_Material provided_
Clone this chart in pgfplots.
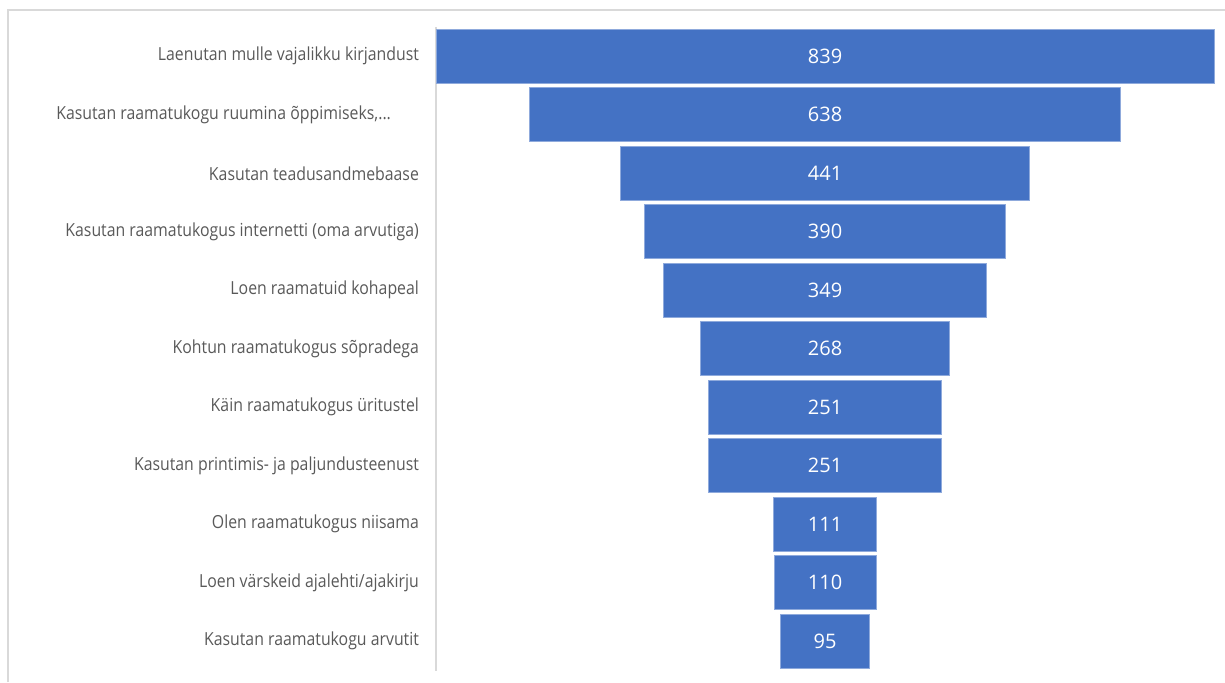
\documentclass[border=0pt]{standalone}
\usepackage{fontspec}
\setmainfont{Open Sans}[FakeStretch=0.88]
\newfontfamily\numfont{Open Sans}
\usepackage{pgfplots}
\usepackage{pgfplotstable}
\pgfplotsset{compat=1.18}
\definecolor{barblue}{HTML}{4472C4}
\definecolor{baredge}{HTML}{8FAADC}
\definecolor{labelgray}{HTML}{595959}
\definecolor{framegray}{HTML}{D9D9D9}

% funnel values, top to bottom
\pgfplotstableread{
idx v
0 839
1 638
2 441
3 390
4 349
5 268
6 251
7 251
8 111
9 110
10 95
}\funnel

\pgfplotsset{funnelbox/.style={
    at={(218pt,5.75pt)}, anchor=south west,
    scale only axis,
    width=389pt, height=321.75pt,
    xmin=0, xmax=839,
    ymin=-0.5, ymax=10.5,
    y dir=reverse,
    clip=false,
}}

\begin{document}
\begin{tikzpicture}
\useasboundingbox (0pt,0pt) rectangle (612.5pt,341pt);
\draw[framegray, line width=1pt] (4pt,0pt) -- (4pt,336pt) -- (612.5pt,336pt);
\begin{axis}[
    funnelbox,
    xbar stacked,
    bar width=0.92,
    axis x line=none,
    axis y line*=left,
    axis line style={framegray, line width=0.8pt},
    ytick={0,1,2,3,4,5,6,7,8,9,10},
    yticklabels={
        Laenutan mulle vajalikku kirjandust,
        {Kasutan raamatukogu ruumina õppimiseks,{.}{.}{.}\kern14pt},
        Kasutan teadusandmebaase,
        Kasutan raamatukogus internetti (oma arvutiga),
        Loen raamatuid kohapeal,
        Kohtun raamatukogus sõpradega,
        Käin raamatukogus üritustel,
        Kasutan printimis- ja paljundusteenust,
        Olen raamatukogus niisama,
        Loen värskeid ajalehti/ajakirju,
        Kasutan raamatukogu arvutit},
    major tick length=0pt,
    yticklabel style={text=labelgray, font=\fontsize{9}{10}\selectfont, xshift=-5pt},
]
% invisible offset that centres each bar
\addplot[draw=none, fill=none] table[y=idx, x expr={(839-\thisrow{v})/2}] {\funnel};
\addplot[fill=barblue, draw=baredge, line width=0.5pt] table[y=idx, x=v] {\funnel};
\end{axis}
% value labels in the middle of the funnel
\begin{axis}[funnelbox, hide axis]
\addplot[only marks, mark=none,
    nodes near coords={\pgfmathprintnumber{\pgfplotspointmeta}},
    point meta=explicit,
    /pgf/number format/assume math mode=true,
    every node near coord/.append style={anchor=center, text=white,
        font=\numfont\fontsize{10}{12}\selectfont}]
    table[y=idx, x expr=419.5, meta=v] {\funnel};
\end{axis}
\end{tikzpicture}
\end{document}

_Do this_
Copy the data word for word. Pictures do not go in the copy.

_Response below_
Clone this chart in pgfplots.
\documentclass[border=0pt]{standalone}
\usepackage{fontspec}
\setmainfont{Open Sans}[FakeStretch=0.88]
\newfontfamily\numfont{Open Sans}
\usepackage{pgfplots}
\usepackage{pgfplotstable}
\pgfplotsset{compat=1.18}
\definecolor{barblue}{HTML}{4472C4}
\definecolor{baredge}{HTML}{8FAADC}
\definecolor{labelgray}{HTML}{595959}
\definecolor{framegray}{HTML}{D9D9D9}

% funnel values, top to bottom
\pgfplotstableread{
idx v
0 839
1 638
2 441
3 390
4 349
5 268
6 251
7 251
8 111
9 110
10 95
}\funnel

\pgfplotsset{funnelbox/.style={
    at={(218pt,5.75pt)}, anchor=south west,
    scale only axis,
    width=389pt, height=321.75pt,
    xmin=0, xmax=839,
    ymin=-0.5, ymax=10.5,
    y dir=reverse,
    clip=false,
}}

\begin{document}
\begin{tikzpicture}
\useasboundingbox (0pt,0pt) rectangle (612.5pt,341pt);
\draw[framegray, line width=1pt] (4pt,0pt) -- (4pt,336pt) -- (612.5pt,336pt);
\begin{axis}[
    funnelbox,
    xbar stacked,
    bar width=0.92,
    axis x line=none,
    axis y line*=left,
    axis line style={framegray, line width=0.8pt},
    ytick={0,1,2,3,4,5,6,7,8,9,10},
    yticklabels={
        Laenutan mulle vajalikku kirjandust,
        {Kasutan raamatukogu ruumina õppimiseks,{.}{.}{.}\kern14pt},
        Kasutan teadusandmebaase,
        Kasutan raamatukogus internetti (oma arvutiga),
        Loen raamatuid kohapeal,
        Kohtun raamatukogus sõpradega,
        Käin raamatukogus üritustel,
        Kasutan printimis- ja paljundusteenust,
        Olen raamatukogus niisama,
        Loen värskeid ajalehti/ajakirju,
        Kasutan raamatukogu arvutit},
    major tick length=0pt,
    yticklabel style={text=labelgray, font=\fontsize{9}{10}\selectfont, xshift=-5pt},
]
% invisible offset that centres each bar
\addplot[draw=none, fill=none] table[y=idx, x expr={(839-\thisrow{v})/2}] {\funnel};
\addplot[fill=barblue, draw=baredge, line width=0.5pt] table[y=idx, x=v] {\funnel};
\end{axis}
% value labels in the middle of the funnel
\begin{axis}[funnelbox, hide axis]
\addplot[only marks, mark=none,
    nodes near coords={\pgfmathprintnumber{\pgfplotspointmeta}},
    point meta=explicit,
    /pgf/number format/assume math mode=true,
    every node near coord/.append style={anchor=center, text=white,
        font=\numfont\fontsize{10}{12}\selectfont}]
    table[y=idx, x expr=419.5, meta=v] {\funnel};
\end{axis}
\end{tikzpicture}
\end{document}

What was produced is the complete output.